Does anyone know if this is normal for a PC of this spec or what I could do about it?


----------



## Glaswegian (Sep 16, 2005)

Hi

Could be your AV that's set to scan Office files before they open - what AV are you using? there should be an option to stop scanning Office Documents or something similar.


----------



## -=Rousseau=- (Jun 10, 2006)

Nope. It had that setting, but I disabled it and the problem is still there. Excel runs fine and opens the files themselves pretty fast. It's only the print preview part of excel that is running veeerrrry slow. I can open, save, reformat, etc an excel sheet very fast, but anything having to do with printing takes forever. Is it possibly the printer driver? Could it be looking for a network printer?


----------



## Glaswegian (Sep 16, 2005)

Possibly. Sounds a daft question but is your printer attached to your PC? Word, for example, has problems if it cannot detect a printer.

Have you tried updating the printer driver for W7?


----------



## -=Rousseau=- (Jun 10, 2006)

printer attached via USB. No other printers are set up. The driver says it's up to date. I've searched HP's site for a newer driver but can't find anything. Their site is obtuse and only gives me instructions on how to plug in a friggin USB cable and a patch to fix some issue for people who upgraded from Vista to Win 7. Neither helps me (I formatted and did a clean install).

This is the HP driver download page (as far as I've been able to find): http://h10025.www1.hp.com/ewfrf/wc/...=en&cc=us&dlc=en&sw_lang=&product=443024#N681
UG. About as useful as telling me that the printer is the device w/ the paper in it...


----------



## Glaswegian (Sep 16, 2005)

I'm aware of an issue when trying to print to a network printer using W7 but that's not really related.
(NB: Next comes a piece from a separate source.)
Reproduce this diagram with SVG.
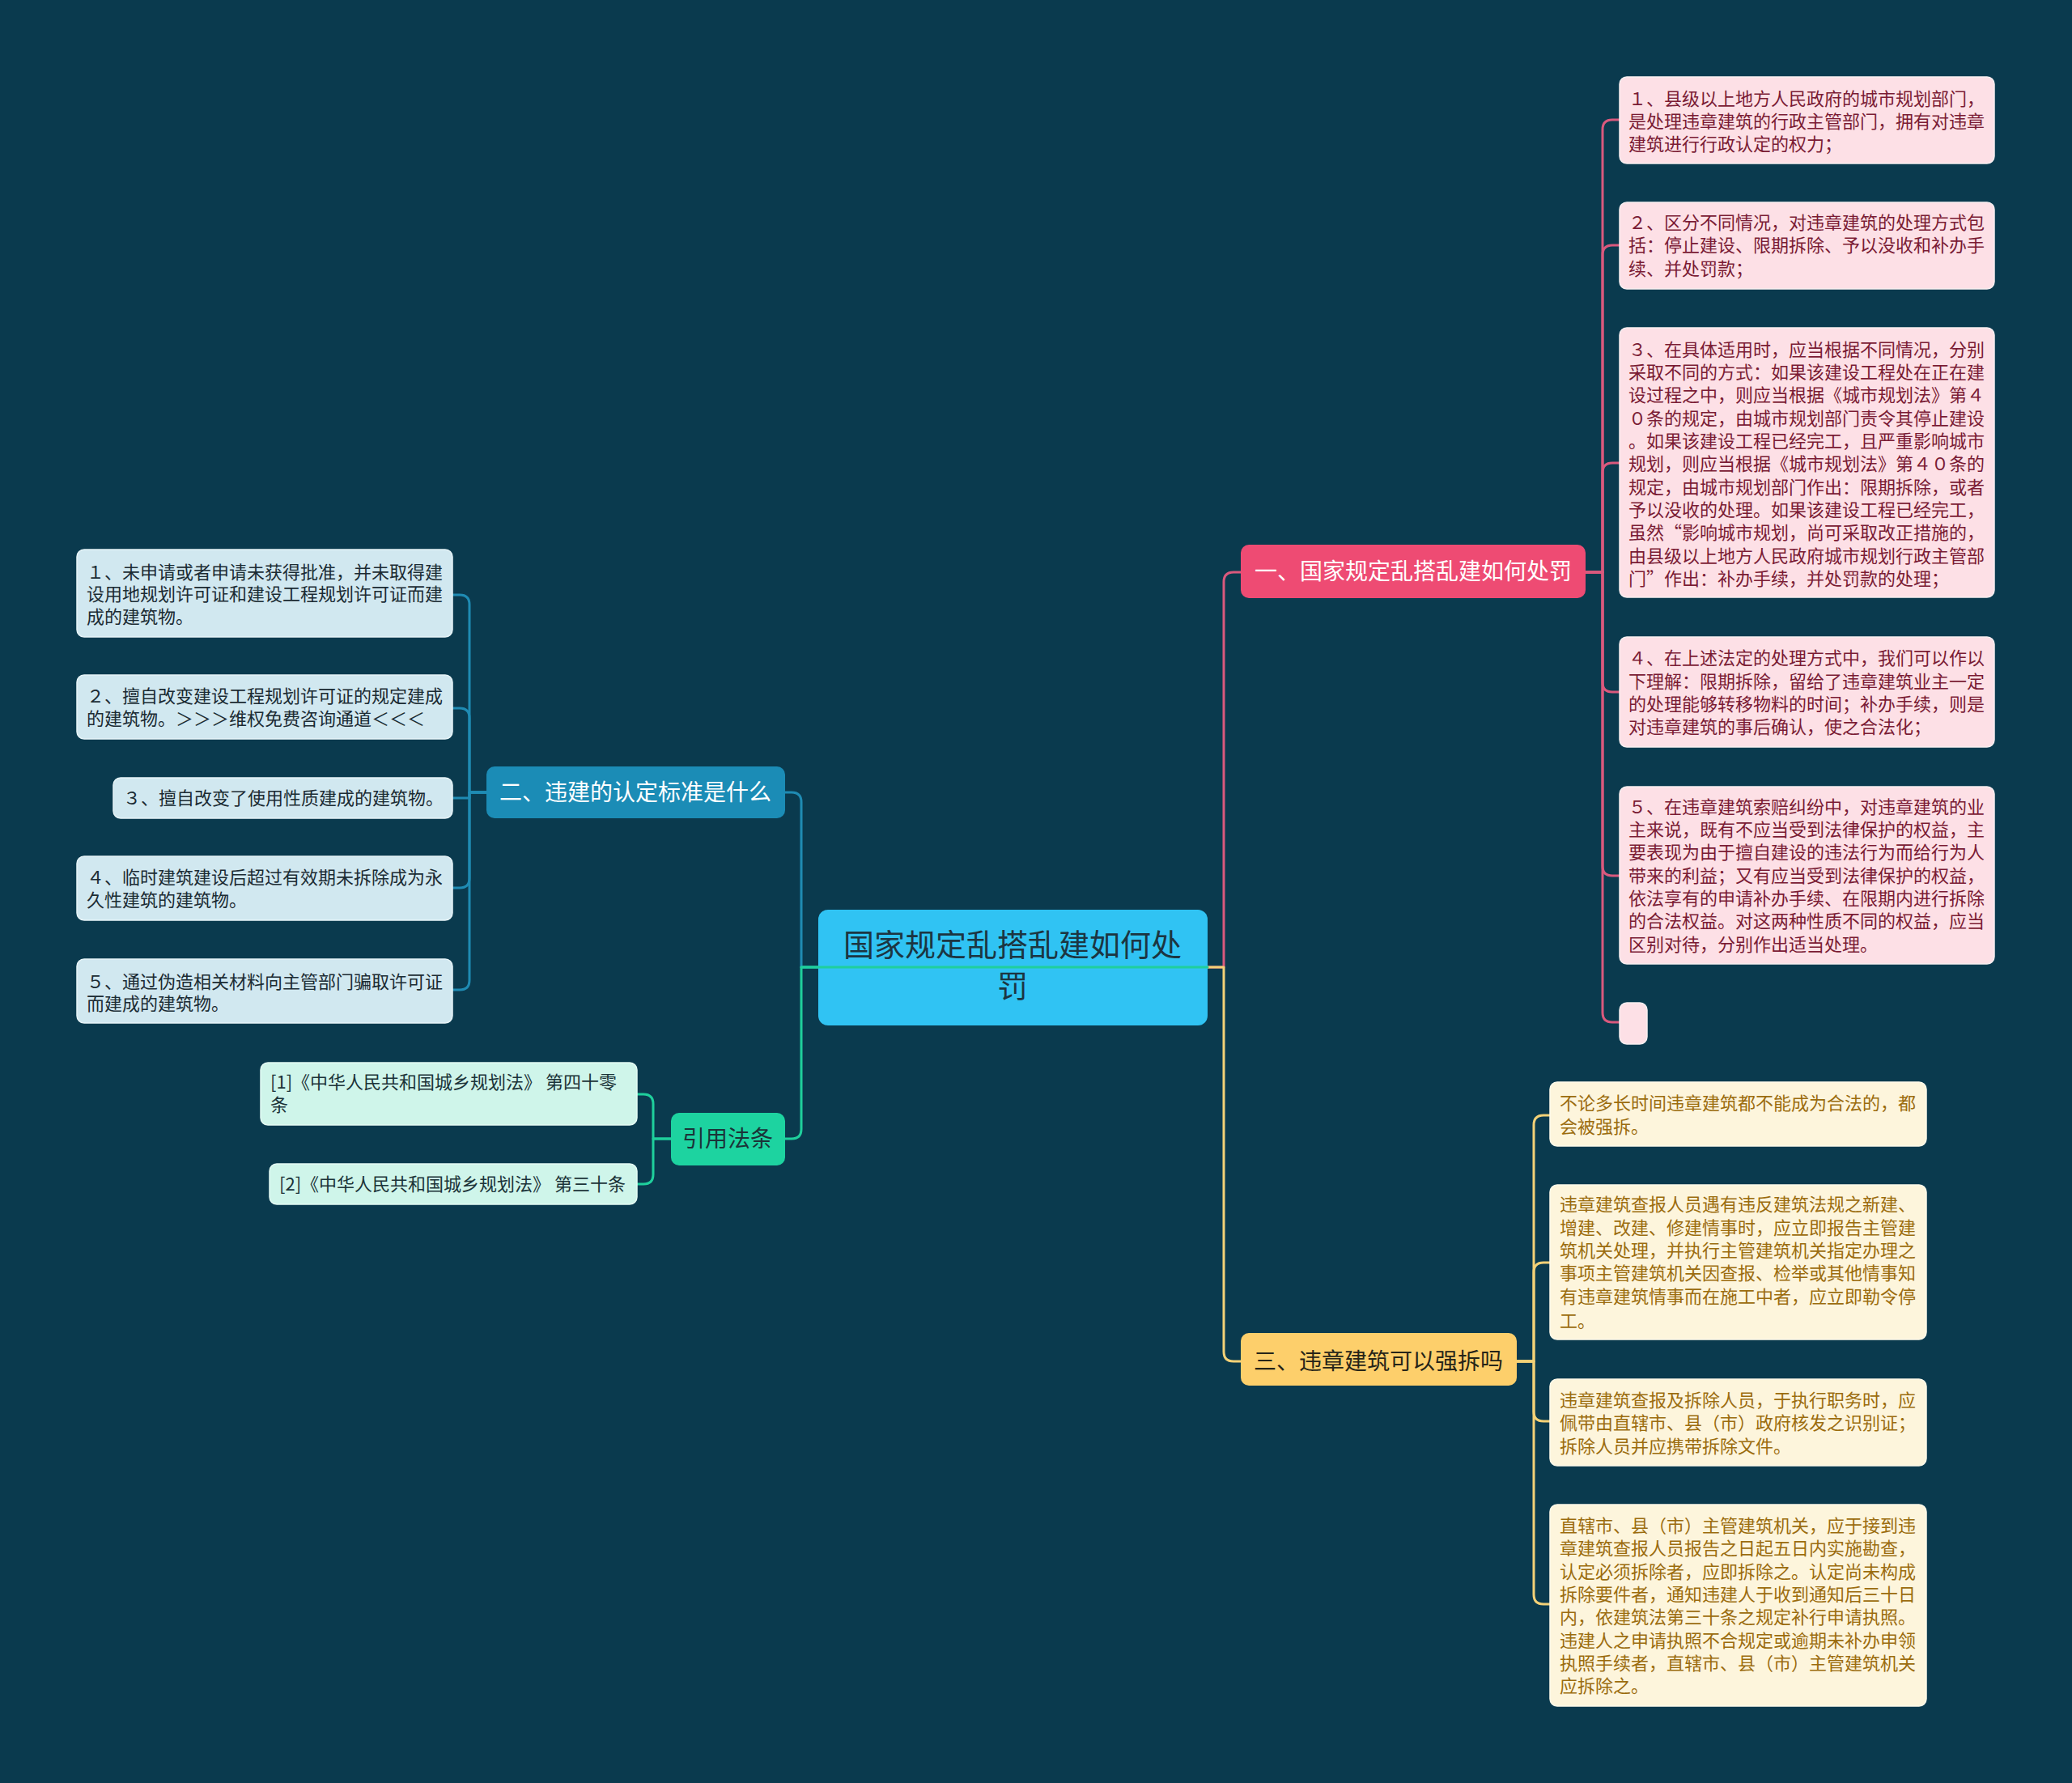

I'm not really sure what the solution might be here - I've tried on my system (using Office 2007) and have no problems.

Any new software or hardware installed recently?


----------



## -=Rousseau=- (Jun 10, 2006)

Only a new sony card reader and firefox 4 beta 4


----------



## Glaswegian (Sep 16, 2005)

I wonder it it's worth rolling back to an earlier version of FF? Only thing I can really think of.


----------



## -=Rousseau=- (Jun 10, 2006)

I'm reinstalling Windows to get 64bit soon anyway, so... (I installed 32 bit Win7 for unknown reasons...)


----------



## Glaswegian (Sep 16, 2005)

Hehe - no problem - bit of a drastic solution though...:grin:


----------